Homework H2.J - Fa22

Problem statement
Solution video


Any questions??

Before starting this problem, make note of the type of motion for each component in the mechanism:

  • Block B is in pure translation, and moves to the left with a constant speed of vB.
  • The disk is pinned to ground at its center C and moves in pure rotation; that is, C is the center of rotation of the disk. Because of this, the velocity of A is in the vertical direction.
  • Slider D is in pure translation, and, at the instant of interest, D moves in the same direction as does Block B.
  • Link AB has both translational and rotation components of motion.

Question: Where is the location of the instant center (IC) of AD at this instant? Reflect back on the observations above in answering this. You can use the location of the IC for AB to either find the angular velocity of AD, or to check your answer found from vector analysis.


  • Use the rigid body kinematics equations relating the motion of the contact point on the disk (call that point E) to the center C of the disk to find the angular velocity and angular acceleration of the disk:
    vE = vC + ωdisk x rE/C
    aE = aC + αdisk x rE/C - ωdisk2 rE/C 
  • Use the rigid body kinematics equations relating the motion of points A and B to find the angular velocity and angular acceleration of the link AD:
    vD = vA + ωAD x rD/A
    aD = aA + αAD x rE/C - ωAD2 rD/A 

Shown below is a freeze-frame capture of the animation of the motion for this mechanism at the position of interest (when link AC is horizontal). Note that the velocity of A is to the RIGHT at this position. The direction of motion quickly changes to the LEFT at the point where D becomes the IC of AD, as it should.

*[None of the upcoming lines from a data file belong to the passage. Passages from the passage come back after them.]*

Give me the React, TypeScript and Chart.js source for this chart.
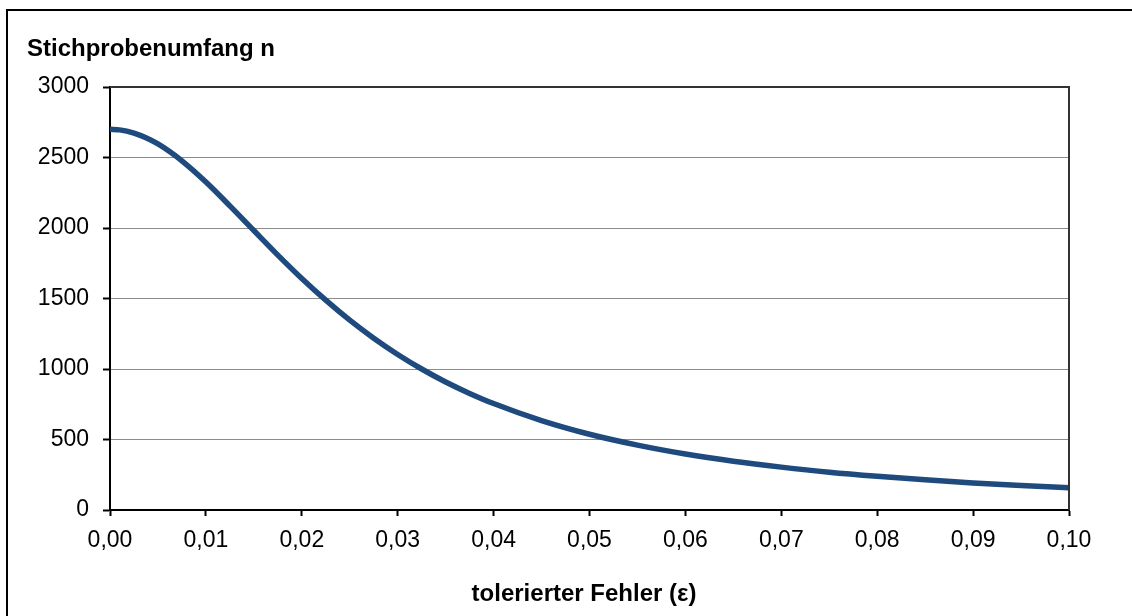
import React, { useEffect, useRef } from "react";
import { Chart, registerables } from "chart.js";

Chart.register(...registerables);

const epsilon = [
  0, 0.001, 0.0025, 0.00375, 0.005, 0.00625, 0.0075, 0.01, 0.0125, 0.015, 0.0175, 0.02, 0.0225,
  0.025, 0.0275, 0.03, 0.0325, 0.035, 0.0375, 0.04, 0.045, 0.05, 0.055, 0.06, 0.065, 0.07,
  0.075, 0.08, 0.085, 0.09, 0.095, 0.1,
];
const sampleSize = [
  2700, 2696, 2673, 2640, 2596, 2540, 2476, 2326, 2157, 1982, 1808, 1642, 1488,
  1346, 1218, 1103, 1000, 908, 827, 755, 634, 537, 460, 397, 346, 304,
  268, 239, 214, 192, 174, 158,
];
const yTitle = "Stichprobenumfang n";
const xTitle = "tolerierter Fehler (ε)";

const FONT = '"Liberation Sans", Arial, sans-serif';

export default function App() {
  const ref = useRef<HTMLCanvasElement | null>(null);

  useEffect(() => {
    if (!ref.current) return;
    const framePlugin = {
      id: "frame",
      afterDraw(chart: any) {
        const { ctx, chartArea } = chart;
        ctx.save();
        ctx.strokeStyle = "#333333";
        ctx.lineWidth = 2;
        ctx.beginPath();
        ctx.moveTo(chartArea.left, chartArea.top);
        ctx.lineTo(chartArea.right, chartArea.top);
        ctx.lineTo(chartArea.right, chartArea.bottom);
        ctx.stroke();
        ctx.strokeStyle = "#000000";
        ctx.lineWidth = 2;
        ctx.strokeRect(7, 10, 1140, 620);
        ctx.fillStyle = "#000000";
        ctx.font = `bold 24px ${FONT}`;
        ctx.textBaseline = "alphabetic";
        ctx.textAlign = "left";
        ctx.fillText(yTitle, 27, 56);
        ctx.textAlign = "center";
        ctx.fillText(xTitle, 584, 601);
        ctx.restore();
      },
    };

    const chart = new Chart(ref.current, {
      type: "line",
      data: {
        datasets: [
          {
            data: epsilon.map((e, i) => ({ x: e, y: sampleSize[i] })),
            borderColor: "#1F4A7E",
            borderWidth: 5.5,
            pointRadius: 0,
            cubicInterpolationMode: "monotone",
            fill: false,
          },
        ],
      },
      options: {
        animation: false,
        responsive: false,
        devicePixelRatio: 1,
        layout: { padding: { top: 87, right: 63, left: 0, bottom: 0 } },
        plugins: { legend: { display: false }, tooltip: { enabled: false } },
        scales: {
          x: {
            type: "linear",
            min: 0,
            max: 0.1,
            afterFit(scale: any) {
              scale.height = 106;
            },
            ticks: {
              stepSize: 0.01,
              color: "#000000",
              font: { family: FONT, size: 23 },
              padding: 11,
              maxRotation: 0,
              callback: (v: any) => Number(v).toFixed(2).replace(".", ","),
            },
            grid: {
              drawOnChartArea: false,
              drawTicks: true,
              tickLength: 6,
              tickColor: "#000000",
              tickWidth: 2,
            },
            border: { display: true, color: "#000000", width: 2 },
          },
          y: {
            min: 0,
            max: 3000,
            afterFit(scale: any) {
              scale.width = 110;
            },
            ticks: {
              stepSize: 500,
              color: "#000000",
              font: { family: FONT, size: 23 },
              padding: 14,
              callback: (v: any) => String(Math.round(Number(v))),
            },
            grid: {
              color: (c: any) =>
                c.tick && (c.tick.value === 0 || c.tick.value === 3000) ? "rgba(0,0,0,0)" : "#8c8c8c",
              lineWidth: 1,
              drawTicks: true,
              tickLength: 7,
              tickColor: "#000000",
              tickWidth: 2,
            },
            border: { display: true, color: "#000000", width: 2 },
          },
        },
      },
      plugins: [framePlugin],
    });
    return () => chart.destroy();
  }, []);

  return (
    <div style={{ position: "fixed", left: 0, top: 0, width: 1132, height: 616, background: "#ffffff" }}>
      <canvas ref={ref} width={1132} height={616} style={{ display: "block" }} />
    </div>
  );
}
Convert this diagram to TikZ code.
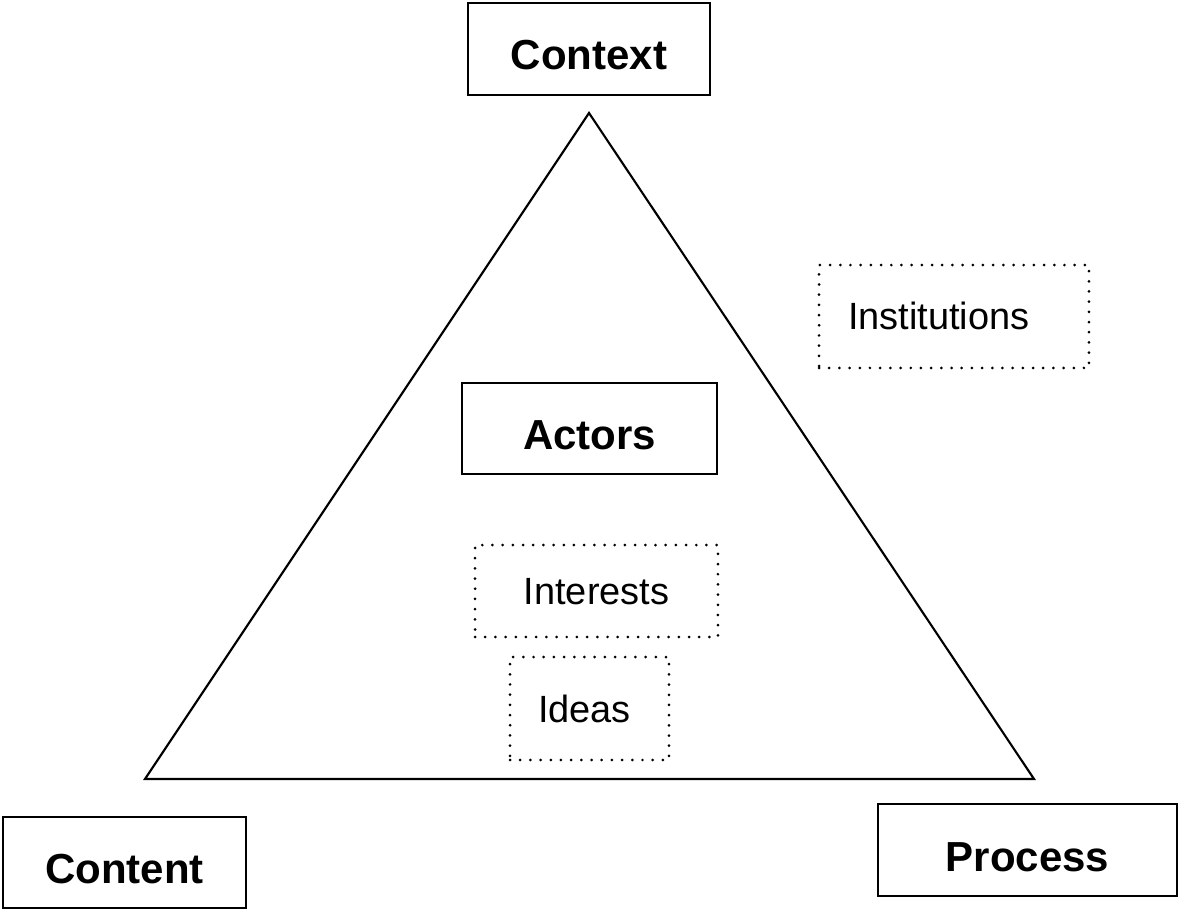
\documentclass[tikz,border=0pt]{standalone}
\usepackage{fontspec}
\setmainfont{Liberation Sans}
\usepackage{tikz}
\usetikzlibrary{positioning,calc}

\begin{document}
\begin{tikzpicture}[x=0.02cm, y=-0.02cm, semithick]
		\tikzstyle{mainbox}=[draw=black, line width=1.2pt, text=black, inner sep=0pt,
		font=\fontsize{23.9pt}{28pt}\selectfont\bfseries, text height=0.84cm, text depth=0pt]
		\tikzstyle{dotbox}=[draw=black, line width=1.7pt, line cap=round, dash pattern=on 0pt off 5.8pt,
		text=black, inner sep=0pt, font=\fontsize{21.6pt}{26pt}\selectfont, text height=0.54cm, text depth=0pt]
		
		\useasboundingbox (0,0) rectangle (1179,912);
		
		\coordinate (apex) at (589,113); \coordinate (baseL) at (145,779);
		\coordinate (baseR) at (1034,779);
		\draw [line width=1.2pt, line join=miter] (apex) -- (baseL) -- (baseR) -- cycle;
		
		\node [mainbox, minimum width=4.84cm, minimum height=1.84cm] (context) at (589,49) {Context};
		\node [mainbox, minimum width=5.10cm, minimum height=1.82cm] (actors) at (589.5,428.5) {Actors};
		\node [mainbox, minimum width=4.86cm, minimum height=1.82cm] (content) at (124.5,862.5) {Content};
		\node [mainbox, minimum width=5.98cm, minimum height=1.84cm] (process) at (1027.5,850) {Process};
		
		\node [dotbox, text width=4.24cm, inner xsep=0.58cm, align=left, minimum height=2.06cm]
		(institutions) at (954,316.5) {Institutions};
		\node [dotbox, minimum width=4.86cm, minimum height=1.84cm] (interests) at (596.5,591) {Interests};
		\node [dotbox, text width=2.18cm, inner xsep=0.5cm, align=center, minimum height=2.06cm]
		(ideas) at (589.5,708.5) {\hspace*{-0.2cm}Ideas};
	\end{tikzpicture}
\end{document}
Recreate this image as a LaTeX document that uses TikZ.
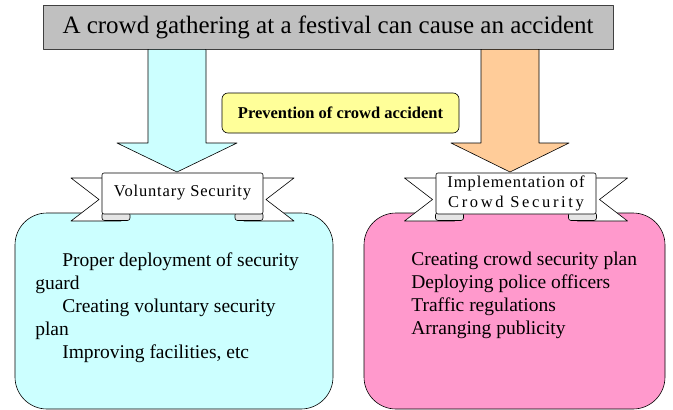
\documentclass[tikz,border=0pt]{standalone}
\usepackage{fontspec}
\setmainfont{Liberation Serif}
\usetikzlibrary{calc}
\definecolor{titlegray}{HTML}{C0C0C0}
\definecolor{lightcyan}{HTML}{CCFFFF}
\definecolor{peach}{HTML}{FFCC99}
\definecolor{paleyellow}{HTML}{FFFF99}
\definecolor{rosepink}{HTML}{FF99CC}
\begin{document}
\begin{tikzpicture}[x=1pt, y=-1pt, line join=round, line width=0.6pt,
		bigbox/.style={draw, rounded corners=32pt, minimum height=196pt},
		ribbon/.style={draw, fill=white, rounded corners=2pt, minimum width=161pt, minimum height=41pt, inner sep=0pt, align=center, font=\fontsize{16.5}{20}\selectfont},
		tail/.style={draw, fill=white},
		fold/.style={draw, fill=gray!20, rounded corners=2.5pt},
		bodytext/.style={anchor=west, inner sep=0pt, align=left, font=\fontsize{19.5}{23}\selectfont}]
		\useasboundingbox (0,0) rectangle (673,410);
		\def\ind{\hspace*{27pt}}
		% two big boxes
		\node[bigbox, fill=lightcyan, minimum width=318pt] (boxL) at (174,311) {};
		\node[bigbox, fill=rosepink, minimum width=301pt] (boxR) at (514.5,311) {};
		\node[bodytext] (txtL) at (35,308) {\ind Proper deployment of security\\guard\\\ind Creating voluntary security\\plan\\\ind Improving facilities, etc};
		\node[bodytext] (txtR) at (411,295) {Creating crowd security plan\\Deploying police officers\\Traffic regulations\\Arranging publicity};
		% title and the two block arrows
		\node[draw=black!75, fill=titlegray, minimum width=570pt, minimum height=44pt, font=\fontsize{25}{30}\selectfont] (title) at (328,27) {A crowd gathering at a festival can cause an accident};
		\coordinate (tipL) at (177,172);
		\coordinate (tipR) at (510,172);
		\draw[fill=lightcyan] ($(title.south -| tipL)+(-29,0)$) -- ($(tipL)+(-29,-29)$) -- ++(-31,0) -- (tipL) -- ($(tipL)+(60,-29)$) -- ++(-31,0) -- ($(title.south -| tipL)+(29,0)$) -- cycle;
		\draw[fill=peach] ($(title.south -| tipR)+(-29,0)$) -- ($(tipR)+(-29,-29)$) -- ++(-30,0) -- (tipR) -- ($(tipR)+(59,-29)$) -- ++(-30,0) -- ($(title.south -| tipR)+(29,0)$) -- cycle;
		\node[draw, fill=paleyellow, rounded corners=6pt, minimum width=237pt, minimum height=40pt, font=\fontsize{16.5}{20}\bfseries] (prev) at (340.5,113) {Prevention of crowd accident};
		% ribbons
		\coordinate (cL) at (182.5,193.5);
		\coordinate (cR) at (516,193.5);
		\foreach \c in {cL,cR} {
			\draw[tail] ($(\c)+(-111.5,-15.5)$) -- ++(50,0) -- ++(0,43) -- ++(-50,0) -- ++(28,-21.5) -- cycle;
			\draw[tail] ($(\c)+(111.5,-15.5)$) -- ++(-50,0) -- ++(0,43) -- ++(50,0) -- ++(-28,-21.5) -- cycle;
			\draw[fold] ($(\c)+(-52.5,19)$) rectangle ($(\c)+(-80.5,27)$);
			\draw[fold] ($(\c)+(52.5,19)$) rectangle ($(\c)+(80.5,27)$);
		}
		\node[ribbon] (banL) at (cL) {\raisebox{5pt}{\addfontfeatures{LetterSpace=5}Voluntary Security}};
		\node[ribbon, minimum width=160pt] (banR) at (cR) {\addfontfeatures{LetterSpace=6}Implementation of\\\addfontfeatures{LetterSpace=16}Crowd Security};
\end{tikzpicture}
\end{document}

5 thoughts on “Homework H2.J - Fa22”

  1. In the very first instant of the animation, vA is going down and vD is to the left. How is this possible? I am pretty sure this contradicts the IC method. Shouldn't omega AD should start out counterclockwise, which means that vA goes down and vD goes to the right?

    1. Yes you are right. The video I think is inaccurate at that part... I was wondering this too. Just remember in the equations we can't assume the sign of anything, the only thing we know is that Vd is constrained to the i^ direction. The sign will work itself out in the math.

    2. Katherine: I am very happy to you are challenging the animation results by applying things that you have learned in the course. In particular, you are considering the location of the IC for link AB to see if the directions of the velocity vectors for points A and D are correct.

      If you carefully look at the animation at its start, when link AC is horizontal, you will see that D is actually moving to the RIGHT, as your IC analysis predicts. (I have included a freeze-frame capture of the animation above for that position.) This rightward direction of motion for D is short-lived, however, and D soon begins moving to the LEFT.

      Again, you are thinking about things in a correct way, and it is consistent with the animation.